AI and Engineering Instinct: A GPU Porting Exercise

A short note on something from this week. More about the process than the bug or porting effort themselves.

Some background: We’re gradually moving parts of MOM6 ocean model onto GPUs. One track uses OpenMP plus do-concurrent offloading, while another is starting to replace specific kernels with AMReX versions. To trust the GPU versions, we want them to reproduce the CPU results exactly, i.e., bitwise-identical.

The OpenMP plus do-concurrent build reproduces CPU results exactly; the AMReX branch initially didn’t. Running our standard, idealized double_gyre case, it crashed a few steps in: energy and sea level drifting, then an overflow in the reproducing sum. The CPU build of the AMReX branch was fine, so it wasn’t the math in the kernels. It was something about how data was moving between the host and the device when we ran on the GPU.

I gave Claude Code access to the two sandboxes: the AMReX one and the do-concurrent one, and let it dig. This part was genuinely useful, and much faster than I would have been. It reproduced the crash, ran the case, read the compiler’s data-movement diagnostics, and traced the problem to a host/device coherence issue under -gpu=mem:separate. (We recently switched from managed memory to separate memory for better performance.)
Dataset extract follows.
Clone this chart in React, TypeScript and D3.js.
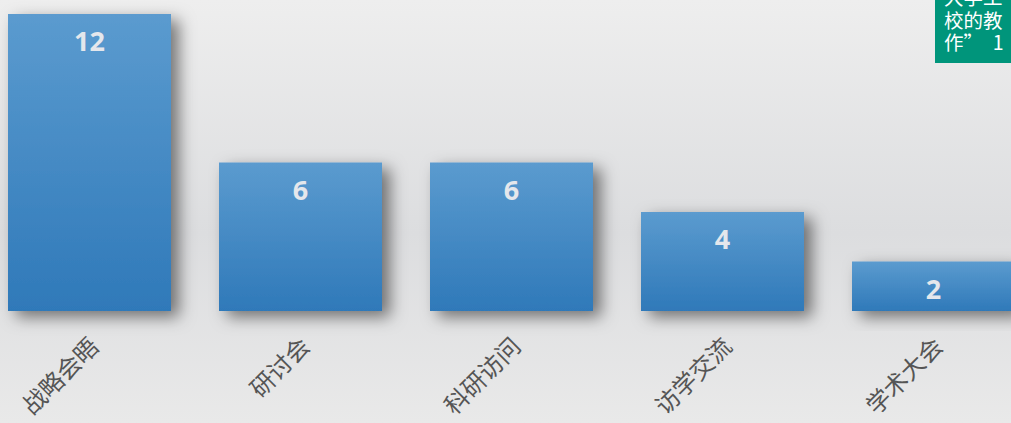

The short version of the issue: the shim layer that wraps our kernels was producing its results on the host (the copy routines it used are plain CPU loops), while a stale copy of the same arrays sat resident on the GPU and got read by the next step. The two copies had quietly diverged, which previously hadn’t been a problem because we were using managed memory. Claude proposed a fix, rebuilt, reran, and got bitwise-identical results through the whole run.

I could have stopped there. It worked, it was verified, the numbers matched. The fix had come from one of the most advanced models available as of this writing (Opus 4.8). But it still didn’t sit right with me. The idea that we were copying scratch arrays back to the CPU and up to the GPU again on every timestep seemed like the wrong thing to be doing in code whose whole point is to stay on the GPU. So I kept asking about it. Doesn’t this add data movement? Can we leave those arrays resident on the device instead? If the copy is the problem, can the copy itself run on the GPU?

A bit of that back-and-forth, lightly edited:

❯ So, we now need these updates for copy2Array calls, right?

● No — not every copy2Array. Only the ones that read an array whose live data may sit
  on the device. In these shims that's just h_in....

❯ Then why don't we have the copy2Array operation on the device too?

● Yes — and that's arguably the cleanest solution. If copy2Array/copy2F are offloaded
  (do concurrent) instead of host loops, the whole repack happens device-side and the
  manual target update directives disappear entirely.

(Here copy2Array is the routine that copies one of our Fortran arrays into the container the GPU kernels work on, and copy2F copies the result back out; h_in is an input thickness field.)

Each question moved it somewhere better, and the model did some reasoning each time. I was mostly refusing to accept the previous stopping point. The first fix was correct but the most expensive of the options; it routed everything through the host. A second version kept the arrays resident on the device but needed extra directives sprinkled around to keep them in sync. The one we ended up with was the simplest of the three: make the two small copy routines themselves run on the GPU. Once they do, they read and write the device-resident copies directly, nothing goes through the host, and the solver code didn’t need to change at all. Two small edits in one utility file, and it was still bitwise-identical.

The idea behind the final solution was simple and quite obvious to me, but I still had to spell it out to the model that had done most of the heavy lifting to get there.

What I keep coming back to is that I didn’t get there by knowing more than the model about GPUs. I don’t, and I leaned on it for exactly that: the diagnostics, the memory-model semantics, checking that each version still reproduced. The model is quick to treat “verified” as “finished,” and doesn’t necessarily keep searching for the cleanest solution.

Even though these models are subject matter experts in their own right, they don’t yet have a human’s instinct for what “feels right” or “optimal” in a codebase. An engineering instinct, if you will. What mattered wasn’t expertise or knowledge alone. It was a vague sense that something could be simpler, and being stubborn and skeptical enough to keep asking until the pieces fell into place.